Por Esteban Stiepovich

El atentado de asesinato a la vicepresidenta del país, en plena calle y frente a su casa, rodeada de una corte de militantes y adictos partidarios que terminan deteniendo al agresor ante la incapacidad de una custodia, hoy cuestionada, ha sido la imagen de estos días, sobresaltando al mundo y a los argentinos en particular, que de haberse consumado habría expuesto al país al riesgo de la caída al abismo y la locura. Ni aún en medio del desconcierto que lo puso en vilo, cuando los ánimos de la gente eran golpeados por la confusión y la irascibilidad de determinados discursos, la palabra del presidente de la Nación, esperada esta vez con una expectativa no frecuente en la población, supo llegar con el bálsamo de tranquilidad que el momento de incertidumbre reclamaba.
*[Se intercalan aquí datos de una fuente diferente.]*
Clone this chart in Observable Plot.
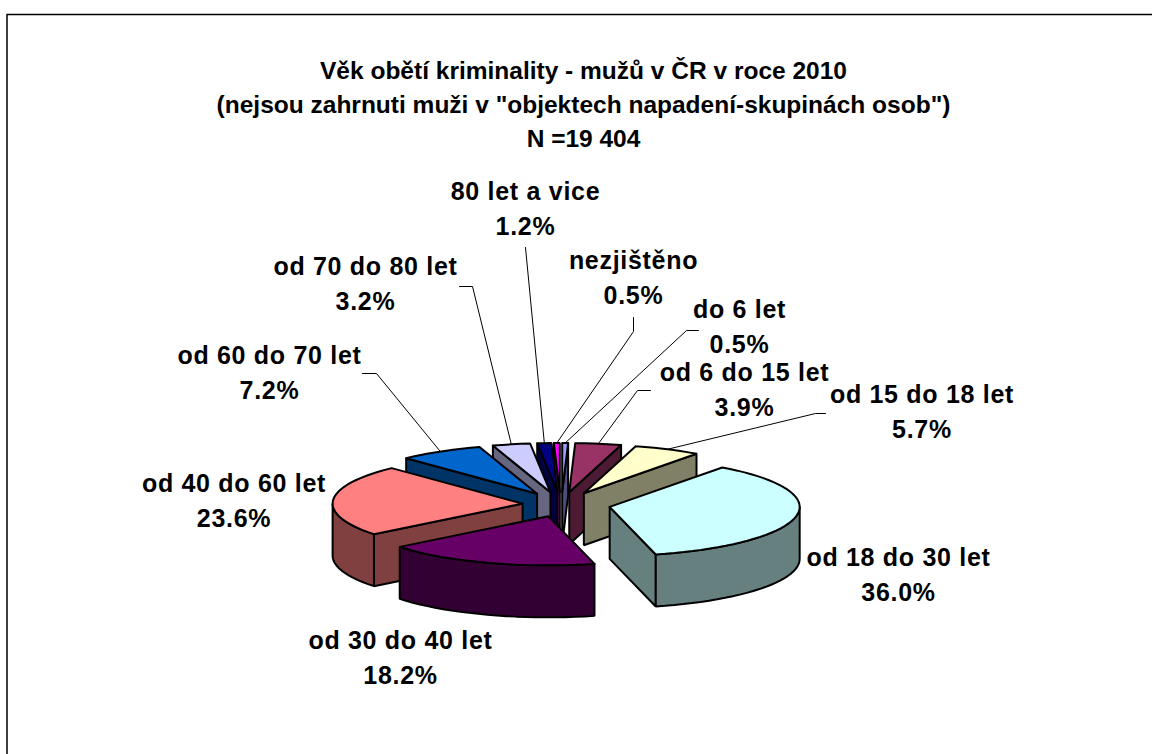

En un claro ejercicio de oportunismo político, terminó acusando a la oposición, la justicia y los medios de comunicación, como responsables del odio en la sociedad y del frustrado intento de magnicidio a la vicepresidenta, a la que se sumó todo el arco oficialista, provocando el inmediato rechazo de la oposición y medios de comunicación independientes. Para vivirse después, toda una serie de elucubraciones disparatadas en medio de una investigación entre luces y sombras, montajes circenses, discursos amenazantes y otros de abierta confrontación que siguieron sacudiendo aún más el clima tenso y enrarecido de posteriores jornadas, agitadas por el feriado nacional que hiciera conocer en su discurso el primer mandatario, reñido con la realidad económica y social del país, ajena, distante de la responsabilidad de quienes conducen su destino. Una muestra más de la polarización y ceguera política que nos invade. La grieta en su mayor expresión, erigida en un manto sombrío que envuelve la perplejidad del presente y hace más lejano el futuro de los argentinos, que solo quieren un país normal, un trabajo digno y vivir en paz.